Sequential Convex Programming for Multimode Spacecraft Trajectory Optimization
Jack Yarndley
TL;DR
The paper tackles optimal design of multimode, multi-propulsion spacecraft trajectories, where discrete propulsion modes and nonlinear dynamics complicate optimization. It introduces a sequential convex programming (SCP) framework that extends dynamic linearization with sparse automatic differentiation to efficiently incorporate many propulsion modes, plus lossless convexification for solar sails and novel constraints to enforce a single active mode per time step and limit total modes. The objective maximizes final mass while penalizing soft feasibility controls; the method uses segment-wise discretization, forward-mode AD, and a sparsity-aware Jacobian computation with matrix coloring. Two case studies—Earth–67P rendezvous with SPT-140 and Earth–Mars transfer with SEP and solar sail—demonstrate accurate, computationally efficient trajectory solutions and informative mode usage patterns. The results suggest substantial design flexibility for future missions employing multimode propulsion.
Abstract
Spacecraft equipped with multiple propulsion modes or systems can offer enhanced performance and mission flexibility compared with traditional configurations. Despite these benefits, the trajectory optimization of spacecraft utilizing such configurations remains a complex challenge. This paper presents a sequential convex programming (SCP) approach for the optimal design of multi-mode and multi-propulsion spacecraft trajectories.
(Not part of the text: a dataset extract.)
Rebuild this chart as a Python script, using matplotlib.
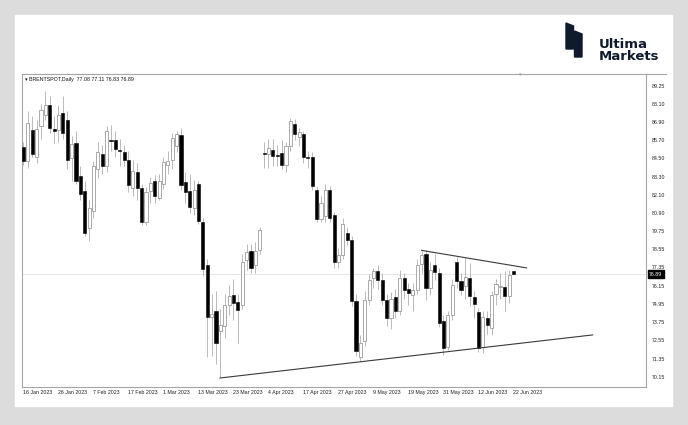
import matplotlib
matplotlib.use('Agg')
import matplotlib.pyplot as plt
from matplotlib.patches import Rectangle, Polygon
import numpy as np

# daily OHLC, 16 Jan 2023 .. 22 Jun 2023 (one bar per trading day)
opens = [85.23, 84.31, 86.39, 84.57, 86.61, 87.37, 88.03, 86.43, 86.39, 87.50,
         87.04, 84.53, 85.49, 83.37, 82.34, 79.93, 81.07, 83.83, 84.79, 83.98,
         85.69, 85.71, 85.05, 84.92, 84.42, 82.56, 83.61, 82.56, 80.33, 82.34,
         83.00, 81.90, 82.82, 84.04, 84.42, 85.29, 86.02, 82.95, 82.38, 81.25,
         82.82, 80.33, 77.48, 74.07, 74.46, 73.15, 73.47, 74.90, 75.55, 75.07,
         74.90, 77.85, 78.44, 77.52, 78.51, 84.82, 84.79, 85.07, 84.72, 84.86,
         84.05, 85.29, 86.76, 85.88, 86.10, 84.57, 84.57, 82.45, 80.54, 80.70,
         82.40, 80.81, 77.70, 78.18, 79.60, 79.17, 75.16, 71.44, 72.49, 75.23,
         76.65, 77.13, 76.54, 75.23, 74.02, 75.38, 74.46, 76.65, 75.95, 75.51,
         75.88, 77.57, 78.22, 75.99, 77.48, 76.98, 73.80, 72.09, 74.20, 77.68,
         76.43, 76.10, 76.65, 75.38, 74.42, 72.09, 74.02, 73.37, 75.62, 76.04,
         76.04, 75.49, 77.08]
highs = [85.60, 87.59, 87.30, 87.00, 88.10, 88.95, 88.58, 87.30, 88.00, 88.58,
         87.60, 86.00, 86.30, 84.00, 83.00, 81.80, 84.30, 85.60, 85.40, 86.60,
         86.70, 86.30, 85.80, 85.40, 85.00, 84.40, 84.20, 82.80, 82.60, 83.30,
         83.40, 83.50, 84.60, 85.00, 86.20, 86.32, 86.50, 83.60, 83.50, 83.10,
         83.00, 80.60, 77.90, 75.60, 75.80, 74.60, 75.60, 76.20, 76.60, 75.60,
         78.20, 78.90, 78.90, 79.00, 80.00, 85.60, 85.80, 85.80, 85.40, 85.70,
         85.60, 87.15, 87.10, 86.50, 86.30, 85.00, 84.90, 82.70, 82.00, 82.80,
         82.70, 81.00, 78.60, 80.60, 80.00, 79.40, 75.60, 72.90, 75.80, 76.90,
         77.30, 77.50, 77.00, 75.60, 75.70, 75.90, 77.20, 77.00, 76.30, 76.30,
         77.90, 78.40, 78.50, 77.70, 78.20, 77.30, 74.20, 74.50, 76.60, 78.00,
         77.00, 78.00, 77.60, 75.80, 74.70, 74.50, 74.50, 75.80, 76.60, 77.00,
         77.10, 77.20, 77.11]
lows = [84.05, 83.90, 84.60, 84.20, 85.80, 87.00, 86.20, 85.50, 85.60, 85.80,
        83.80, 83.00, 82.80, 81.80, 79.40, 79.06, 80.60, 83.20, 83.50, 83.60,
        85.00, 84.60, 84.00, 84.00, 82.30, 82.00, 81.80, 80.10, 80.10, 81.60,
        81.60, 81.80, 82.50, 83.50, 83.80, 84.90, 82.40, 81.60, 80.90, 80.80,
        80.20, 76.80, 71.44, 71.50, 71.00, 70.12, 72.70, 74.20, 73.90, 72.40,
        74.60, 77.20, 77.00, 77.00, 78.20, 83.90, 83.90, 84.00, 84.00, 83.80,
        83.60, 85.00, 85.70, 85.30, 84.20, 83.90, 82.40, 80.30, 80.30, 80.30,
        80.30, 77.30, 77.30, 77.90, 78.80, 74.80, 71.50, 71.20, 72.20, 74.90,
        76.00, 75.90, 74.90, 73.50, 73.30, 74.00, 74.20, 75.30, 74.90, 74.50,
        75.60, 77.00, 75.20, 75.50, 76.50, 73.40, 71.60, 71.90, 73.90, 76.00,
        75.50, 75.30, 74.80, 74.00, 71.80, 71.70, 73.00, 72.90, 74.90, 75.30,
        74.50, 75.00, 76.83]
closes = [84.31, 86.83, 84.79, 86.45, 87.70, 88.03, 86.50, 86.32, 87.37, 86.17,
          84.42, 85.45, 83.00, 82.19, 79.60, 81.25, 83.98, 84.92, 84.02, 86.28,
          85.62, 85.14, 84.99, 84.40, 82.73, 83.70, 82.56, 80.33, 82.29, 82.89,
          82.05, 83.04, 84.24, 84.31, 85.84, 86.10, 82.73, 82.29, 81.29, 82.45,
          80.41, 77.26, 74.11, 74.28, 72.38, 73.58, 74.90, 75.44, 75.00, 74.57,
          77.70, 78.35, 77.30, 78.44, 79.82, 84.78, 85.18, 84.64, 84.68, 84.09,
          85.29, 86.93, 86.10, 86.23, 84.57, 84.52, 82.67, 80.54, 81.57, 82.45,
          80.60, 77.70, 78.18, 80.22, 79.17, 75.12, 71.83, 72.38, 75.23, 76.54,
          77.13, 76.54, 75.23, 74.02, 75.29, 74.46, 76.65, 75.88, 75.66, 75.88,
          77.52, 78.18, 75.99, 77.19, 77.04, 73.69, 72.05, 74.24, 76.21, 76.43,
          75.88, 76.69, 75.44, 74.94, 72.05, 74.07, 73.54, 75.55, 76.26, 76.10,
          75.44, 76.87, 76.89]

date_labels = ['16 Jan 2023', '26 Jan 2023', '7 Feb 2023', '17 Feb 2023', '1 Mar 2023',
               '13 Mar 2023', '23 Mar 2023', '4 Apr 2023', '17 Apr 2023', '27 Apr 2023',
               '9 May 2023', '19 May 2023', '31 May 2023', '12 Jun 2023', '22 Jun 2023']
price_ticks = [89.25, 88.10, 86.90, 85.70, 84.50, 83.30, 82.10, 80.90, 79.75,
               78.55, 77.35, 76.15, 74.95, 73.75, 72.55, 71.35, 70.15]
last_price = 76.89

# hand-drawn trendlines (bar index, price)
upper_trend_x = [91, 115]
upper_trend_y = [78.46, 77.31]
lower_trend_x = [44.9, 130.1]
lower_trend_y = [70.08, 72.91]

W, H = 688, 425
def fx(x): return x / W
def fy(y): return 1 - y / H

fig = plt.figure(figsize=(W / 100, H / 100), dpi=100, facecolor='#dcdcdc')
panel = Rectangle((fx(15), fy(406)), fx(657), (406 - 15) / H,
                  transform=fig.transFigure, color='white', zorder=-10)
fig.add_artist(panel)

# logo
navy = '#101a2d'
fig.add_artist(Polygon([(fx(566), fy(23)), (fx(573.5), fy(26)), (fx(573.5), fy(49)), (fx(566), fy(49))],
                       closed=True, transform=fig.transFigure, color=navy))
fig.add_artist(Polygon([(fx(574.5), fy(31)), (fx(582), fy(34)), (fx(582), fy(57)), (fx(574.5), fy(57))],
                       closed=True, transform=fig.transFigure, color=navy))
fig.text(fx(599), fy(47.5), 'Ultima', fontsize=9.5, fontweight='bold', color=navy, va='baseline')
fig.text(fx(599), fy(59.5), 'Markets', fontsize=9.5, fontweight='bold', color=navy, va='baseline')

ax = fig.add_axes([fx(22), fy(387), (646 - 22) / W, (387 - 74) / H])
ax.set_facecolor('white')

n = len(opens)
idx = np.arange(n)
o = np.array(opens); c = np.array(closes)
hi = np.array(highs); lo = np.array(lows)
up = c >= o

ax.vlines(idx, lo, hi, color='#b0b0b0', lw=0.6, zorder=2)
body_bot = np.minimum(o, c)
body_h = np.maximum(np.abs(c - o), 0.07)
ax.bar(idx[up], body_h[up], bottom=body_bot[up], width=0.7,
       color='white', edgecolor='#9c9c9c', lw=0.6, zorder=3)
ax.bar(idx[~up], body_h[~up], bottom=body_bot[~up], width=0.7,
       color='black', edgecolor='black', lw=0.4, zorder=3)

ax.axhline(last_price, color='#e2e2e2', lw=0.6, zorder=1)
ax.plot(upper_trend_x, upper_trend_y, color='#3a3a3a', lw=0.8, zorder=4)
ax.plot(lower_trend_x, lower_trend_y, color='#3a3a3a', lw=0.8, zorder=4)

ax.set_xlim(-0.34, -0.34 + 624 / 4.375)
ax.set_ylim(69.49, 69.49 + 313 / 15.23)

lab_font = dict(family=['Liberation Sans', 'DejaVu Sans'], size=3.8, color='#222222')
ax.set_xticks(np.arange(len(date_labels)) * 8)
ax.set_xticklabels(date_labels, ha='left', **lab_font)
ax.yaxis.tick_right()
ax.set_yticks(price_ticks)
ax.set_yticklabels([f'{p:.2f}' for p in price_ticks], **lab_font)
ax.tick_params(axis='x', length=0, pad=2.5)
ax.tick_params(axis='y', length=0, pad=4)
for s in ax.spines.values():
    s.set_color('#a6a6a6')
    s.set_linewidth(0.8)

# current price tag
ax.annotate(f'{last_price:.2f}', xy=(1.0, last_price), xycoords=('axes fraction', 'data'),
            xytext=(2.2, 0), textcoords='offset points', ha='left', va='center',
            family=['Liberation Sans', 'DejaVu Sans'], size=3.8, color='white',
            bbox=dict(boxstyle='square,pad=0.25', fc='black', ec='black'), annotation_clip=False)

# top border continues over the price column
fig.add_artist(plt.Line2D([fx(646), fx(666)], [fy(74), fy(74)], color='#a6a6a6', lw=0.8))
fig.text(fx(520), fy(74.5), '\u25be', fontsize=3.5, color='#999999', ha='center', va='center',
         family=['DejaVu Sans'])

fig.text(fx(25), fy(79), '\u25be BRENTSPOT,Daily  77.08 77.11 76.83 76.89',
         family=['Liberation Sans', 'DejaVu Sans'], size=3.8, color='#111111', va='center')

fig.savefig('out.png', dpi=100, facecolor=fig.get_facecolor())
The method extends the dynamical linearization within SCP using sparse automatic differentiation, enabling efficient inclusion of multiple propulsion modes or systems without complex manual reformulation while maintaining comparable computational efficiency. New constraint formulations are introduced to ensure selection of a single propulsion mode at each time step and limit the total number of modes used. The approach is demonstrated for (i) a low-thrust Earth-67P rendezvous using the SPT-140 thruster with 20 discrete modes, and (ii) an Earth-Mars transfer employing both a low-thrust engine and a solar sail. Results confirm that the proposed method can efficiently compute optimal trajectories for these scenarios.